After diligently attempting to court national network cable channels for months, Seattle School, the brains behind the Iron Composer series (and 2004 Stranger Genius Award recipients) recently announced the good news that Sony's Game Show Network finally popped the question. While the ink's still wet on the details of that relationship, the partnership ideally would mean boosting the budget, visibility, and talent available to this city's only booze-rific, theatrically bombastic songwriting competition. And in even better news—Seattle School won't have to hit Hollywood pool parties with the Lohans and Hiltons to make it all happen. "GSN has adamantly stated that they do not want to move the show to L.A., but insist on keeping production of an IC TV series here in Seattle," says SS's Korby Sears. "GSN execs were impressed with the organic groundswell the show has fostered in the local music community, and in particular with the wild crowds and mass audience participation that occurs at every show.

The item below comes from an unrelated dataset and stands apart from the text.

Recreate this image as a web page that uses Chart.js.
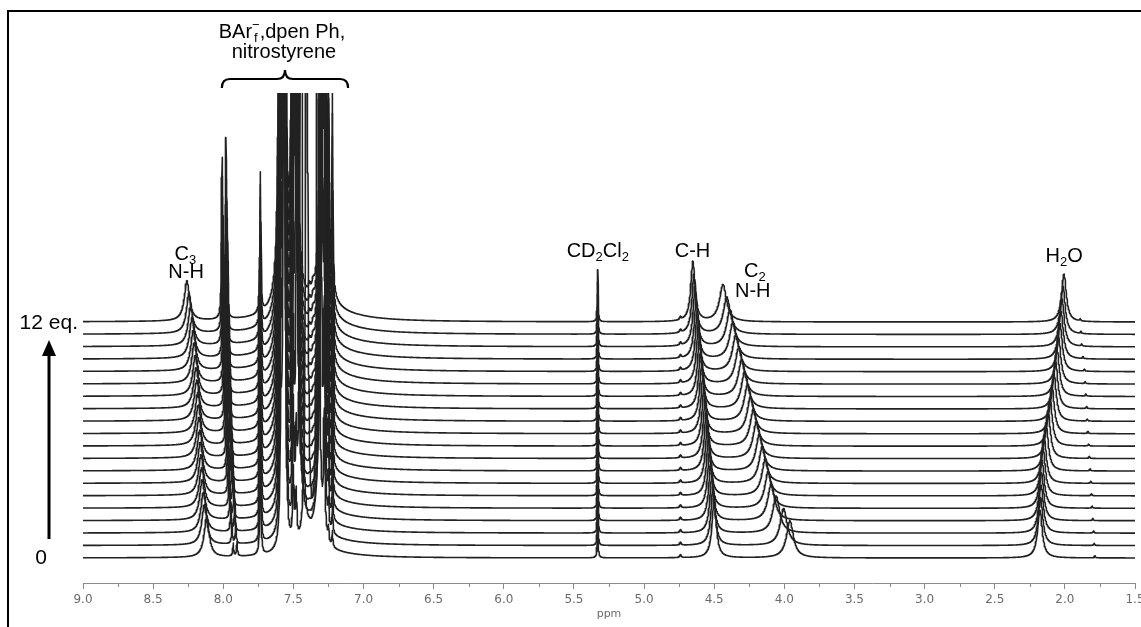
<!DOCTYPE html>
<html>
<head>
<meta charset="utf-8">
<script src="https://cdn.jsdelivr.net/npm/chart.js@4.4.1/dist/chart.umd.min.js"></script>
<style>
  html, body { margin: 0; padding: 0; background: #fff; overflow: hidden; }
  #wrap { position: relative; width: 1160px; height: 627px; }
</style>
</head>
<body>
<div id="wrap"><canvas id="nmr"></canvas></div>
<script>
// ---- 1H NMR titration, stacked spectra (bottom trace = 0, top trace = 12 eq.) ----

// chemical shift (ppm) of each moving signal, one value per trace, bottom to top
const shiftC3NH  = [8.118, 8.135, 8.142, 8.150, 8.154, 8.159, 8.164, 8.168, 8.173, 8.178, 8.182, 8.189, 8.194, 8.199, 8.207, 8.214, 8.223, 8.232, 8.244, 8.259];
const shiftCH    = [4.500, 4.508, 4.516, 4.524, 4.532, 4.540, 4.548, 4.556, 4.564, 4.572, 4.580, 4.588, 4.596, 4.604, 4.612, 4.620, 4.628, 4.636, 4.644, 4.652];
const shiftC2NH  = [3.960, 4.005, 4.058, 4.093, 4.114, 4.135, 4.156, 4.177, 4.198, 4.219, 4.240, 4.261, 4.282, 4.303, 4.324, 4.345, 4.366, 4.387, 4.410, 4.437];
const shiftH2O   = [2.178, 2.174, 2.170, 2.167, 2.163, 2.156, 2.149, 2.135, 2.120, 2.106, 2.092, 2.078, 2.067, 2.056, 2.046, 2.035, 2.028, 2.021, 2.014, 2.006];
const shiftMinor = [1.785, 1.790, 1.795, 1.800, 1.805, 1.810, 1.815, 1.820, 1.825, 1.830, 1.835, 1.840, 1.845, 1.850, 1.855, 1.860, 1.870, 1.880, 1.885, 1.890];
const shiftVinyl = [7.915, 7.925, 7.932, 7.938, 7.944, 7.949, 7.954, 7.958, 7.962, 7.966, 7.970, 7.973, 7.976, 7.979, 7.982, 7.985, 7.988, 7.991, 7.993, 7.995];
const shiftPhA   = [7.405, 7.445, 7.465, 7.475, 7.480, 7.483, 7.485, 7.486, 7.487, 7.488, 7.488, 7.489, 7.489, 7.490, 7.490, 7.490, 7.490, 7.490, 7.490, 7.490];
const shiftPhB   = [7.325, 7.310, 7.303, 7.299, 7.297, 7.296, 7.295, 7.295, 7.295, 7.295, 7.295, 7.295, 7.295, 7.295, 7.295, 7.295, 7.295, 7.295, 7.295, 7.295];

// relative amount of added nitrostyrene in each trace (1 = 12 eq.)
const titrantLevel = [0.08, 0.13, 0.18, 0.23, 0.28, 0.33, 0.38, 0.43, 0.48, 0.53, 0.58, 0.63, 0.68, 0.73, 0.78, 0.83, 0.87, 0.91, 0.96, 1.00];

// signals that keep their position: [ppm, intensity, half-width (ppm)]
const fixedLines = [
  [7.735, 140, 0.004],   // BArF ortho
  [7.565, 1800, 0.004],  // BArF para
  [7.300, 5, 0.25],      // broad aromatic base
  [5.330, 52, 0.003],    // CD2Cl2
  [4.740, 3, 0.006]
];

// nitrostyrene signals: [ppm, intensity at 12 eq., half-width (ppm)]
const titrantLines = [
  [7.590, 1500, 0.006],
  [7.575, 1200, 0.006],
  [7.500, 900, 0.006],
  [7.480, 600, 0.006],
  [7.385, 8, 0.008],
  [7.360, 8, 0.008],
  [7.280, 1500, 0.006],
  [7.250, 170, 0.004],
  [7.222, 190, 0.004],
  [7.300, 6, 0.25]
];

// moving signals: shift table, intensity, half-width (ppm)
const movingLines = [
  [shiftC3NH, 40, 0.022],
  [shiftPhA, 1200, 0.006],
  [shiftPhB, 1200, 0.006],
  [shiftCH, 60, 0.018],
  [shiftC2NH, 37, 0.030],
  [shiftH2O, 48, 0.020],
  [shiftMinor, 2, 0.004]
];
const vinylDoublet = [[0.0135, 158, 0.004], [-0.0135, 178, 0.004]]; // offset from centre, intensity at 12 eq., half-width

// axis ticks
const majorTicks = [9.0, 8.5, 8.0, 7.5, 7.0, 6.5, 6.0, 5.5, 5.0, 4.5, 4.0, 3.5, 3.0, 2.5, 2.0, 1.5];
const minorTicks = [8.75, 8.25, 7.75, 7.25, 6.75, 6.25, 5.75, 5.25, 4.75, 4.25, 3.75, 3.25, 2.75, 2.25, 1.75];

const traceSpacing = 12.42;   // vertical stacking offset between traces
const ppmMin = 1.5, ppmMax = 9.0, ppmStep = 0.002;

// Lorentzian line shape
function lorentz(x, centre, height, hw) {
  const d = (x - centre) / hw;
  return height / (1 + d * d);
}

function linesForTrace(i) {
  const lines = fixedLines.map(l => l.slice());
  titrantLines.forEach(([p, h, w]) => lines.push([p, h * titrantLevel[i], w]));
  movingLines.forEach(([shifts, h, w]) => lines.push([shifts[i], h, w]));
  vinylDoublet.forEach(([off, h, w]) => lines.push([shiftVinyl[i] + off, h * titrantLevel[i], w]));
  return lines;
}

function buildTrace(i) {
  const lines = linesForTrace(i);
  const xs = [];
  const n = Math.round((ppmMax - ppmMin) / ppmStep);
  for (let k = 0; k <= n; k++) xs.push(ppmMin + k * ppmStep);
  lines.forEach(l => xs.push(l[0]));
  xs.sort((a, b) => a - b);
  const offset = i * traceSpacing;
  return xs.map(x => {
    let y = 0;
    for (const [p, h, w] of lines) y += lorentz(x, p, h, w);
    return { x, y: offset + y };
  });
}

const datasets = titrantLevel.map((_, i) => ({
  data: buildTrace(i),
  borderColor: '#222222',
  borderWidth: 1.6,
  pointRadius: 0,
  tension: 0,
  fill: false
}));

// rich text: parts [{t, sub, sup, stackSup}]
function drawRich(ctx, parts, cx, baseline, size) {
  const big = `${size}px "Liberation Sans", Arial, sans-serif`;
  const small = `${Math.round(size * 0.65)}px "Liberation Sans", Arial, sans-serif`;
  let total = 0;
  const widths = parts.map(p => {
    ctx.font = (p.sub || p.sup) ? small : big;
    let w = ctx.measureText(p.t).width;
    if (p.stackSup) w = Math.max(w, ctx.measureText(p.stackSup).width);
    total += w;
    return w;
  });
  let x = cx - total / 2;
  ctx.textAlign = 'left';
  ctx.textBaseline = 'alphabetic';
  parts.forEach((p, k) => {
    if (p.sub || p.sup) {
      ctx.font = small;
      const dy = p.sub ? size * 0.22 : -size * 0.45;
      ctx.fillText(p.t, x + (widths[k] - ctx.measureText(p.t).width) / 2, baseline + dy);
      if (p.stackSup) {
        ctx.fillText(p.stackSup, x + (widths[k] - ctx.measureText(p.stackSup).width) / 2, baseline - size * 0.45);
      }
    } else {
      ctx.font = big;
      ctx.fillText(p.t, x, baseline);
    }
    x += widths[k];
  });
}

const annotate = {
  id: 'annotate',
  afterDraw(chart) {
    const ctx = chart.ctx;
    const xs = chart.scales.x;
    const px = v => xs.getPixelForValue(v);
    ctx.save();
    ctx.fillStyle = '#000';
    ctx.strokeStyle = '#000';

    // frame
    ctx.lineWidth = 2;
    ctx.beginPath();
    ctx.moveTo(8, 640); ctx.lineTo(8, 11); ctx.lineTo(1170, 11);
    ctx.stroke();

    // minor ticks
    ctx.strokeStyle = '#8a8a8a';
    ctx.lineWidth = 1;
    const axisY = chart.chartArea.bottom;
    minorTicks.forEach(v => {
      const x = Math.round(px(v)) + 0.5;
      ctx.beginPath(); ctx.moveTo(x, axisY); ctx.lineTo(x, axisY + 4); ctx.stroke();
    });

    ctx.strokeStyle = '#000';
    ctx.fillStyle = '#000';
    const S = 20;
    // group label + brace
    drawRich(ctx, [{ t: 'BAr' }, { t: 'f', sub: true, stackSup: '\u2212' }, { t: ',dpen Ph,' }], px(7.56) - 3, 38, S);
    drawRich(ctx, [{ t: 'nitrostyrene' }], px(7.56) - 1, 58, S);
    const bl = px(8.01), br = px(7.11), bc = px(7.56);
    ctx.lineWidth = 2.2;
    ctx.beginPath();
    ctx.moveTo(bl, 88);
    ctx.quadraticCurveTo(bl, 79, bl + 8, 79);
    ctx.lineTo(bc - 8, 79);
    ctx.quadraticCurveTo(bc, 79, bc, 70);
    ctx.quadraticCurveTo(bc, 79, bc + 8, 79);
    ctx.lineTo(br - 8, 79);
    ctx.quadraticCurveTo(br, 79, br, 88);
    ctx.stroke();

    // peak labels
    drawRich(ctx, [{ t: 'C' }, { t: '3', sub: true }], px(8.27), 260, S);
    drawRich(ctx, [{ t: 'N-H' }], px(8.265), 278, S);
    drawRich(ctx, [{ t: 'CD' }, { t: '2', sub: true }, { t: 'Cl' }, { t: '2', sub: true }], px(5.33), 257, S);
    drawRich(ctx, [{ t: 'C-H' }], px(4.655), 257, S);
    drawRich(ctx, [{ t: 'C' }, { t: '2', sub: true }], px(4.21), 277, S);
    drawRich(ctx, [{ t: 'N-H' }], px(4.225), 297, S);
    drawRich(ctx, [{ t: 'H' }, { t: '2', sub: true }, { t: 'O' }], px(2.005), 262, S);

    // titration direction
    ctx.font = `21px "Liberation Sans", Arial, sans-serif`;
    ctx.textAlign = 'right';
    ctx.fillText('12 eq.', 78, 329);
    ctx.textAlign = 'center';
    ctx.fillText('0', 41, 564);
    ctx.lineWidth = 3;
    ctx.beginPath(); ctx.moveTo(49, 539); ctx.lineTo(49, 352); ctx.stroke();
    ctx.beginPath();
    ctx.moveTo(49, 340); ctx.lineTo(42, 356); ctx.lineTo(56, 356); ctx.closePath();
    ctx.fill();
    ctx.restore();
  }
};

new Chart(document.getElementById('nmr'), {
  type: 'line',
  data: { datasets },
  options: {
    responsive: true,
    maintainAspectRatio: false,
    animation: false,
    events: [],
    parsing: false,
    normalized: true,
    layout: { padding: { left: 83, right: 25, top: 93, bottom: 0 } },
    plugins: { legend: { display: false }, tooltip: { enabled: false } },
    elements: { point: { radius: 0 }, line: { borderJoinStyle: 'round' } },
    scales: {
      x: {
        type: 'linear',
        reverse: true,
        min: ppmMin,
        max: ppmMax,
        afterBuildTicks: s => { s.ticks = majorTicks.map(v => ({ value: v })); },
        afterFit: s => { s.height = 44; },
        ticks: {
          autoSkip: false, maxRotation: 0, padding: 4,
          color: '#6b6b6b',
          font: { family: '"DejaVu Sans", Verdana, sans-serif', size: 12 },
          callback: v => Number(v).toFixed(1)
        },
        grid: { drawOnChartArea: false, drawTicks: true, tickLength: 6, color: '#8a8a8a', lineWidth: 1 },
        border: { display: true, color: '#8a8a8a', width: 1 },
        title: {
          display: true, text: 'ppm', color: '#6b6b6b',
          font: { family: '"DejaVu Sans", Verdana, sans-serif', size: 11 },
          padding: { top: 0, bottom: 6 }
        }
      },
      y: { display: false, min: -25, max: 465 }
    }
  },
  plugins: [annotate]
});
</script>
</body>
</html>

To maintain this vibe, GSN has stated that they would rather bypass shooting the series at a TV sound stage, and would like to keep filming at a club here in town to maintain that live feel." Iron Composer aim to keep that groundswell afloat for the next round of spontaneous ditty creation/binge drinking on November 12 at the Crocodile. In the final battle of local talent (IC will pull from a national pool of musicians in the future), Lori Campion of the Hot Rollers and Billy Joe Huels of the Dusty 45's fight for the soul of Seattle songwriting from the bottom of a whiskey glass.
In other harmonious unions, Phil Wandscher, guitarist for Jesse Sykes & the Sweet Hereafter, tells me Ms. Sykes's dulcet voice may find its way onto the next SunnO))) record. The queen of dark country and the hooded warlords of drone will pair for a track together some time in the future. Phil passed along this information after the incessant hammering of SunnO)))'s impressive/oppressive set. The sheer mass of their (mostly) instrumental meditations vibrated various body parts across Neumo's—from my own chest and legs to a friend's suggestion that it actually moved his nasal passages. People experience live music for various reasons, but the most obvious reason to see SunnO))) live is to stimulate nerve endings you didn't even realize existed—sort of an aural acupuncture, if you will. (Also, I have a new love for Japanese power trio Boris, who in addition to using a giant gong that night, smeared Sabbath and the Stooges all over their noise-rock bluster.)
While their vibrations were much milder in tone, the Gris Gris made their Neumo's show uniquely intimate, forgoing the stage for an extended set on the floor, making it feel like we were part of some low-key basement party. I've said it before, but it takes so little to turn a normal show-going experience on its side, and kudos to the Oakland psych band for doing just that... and more.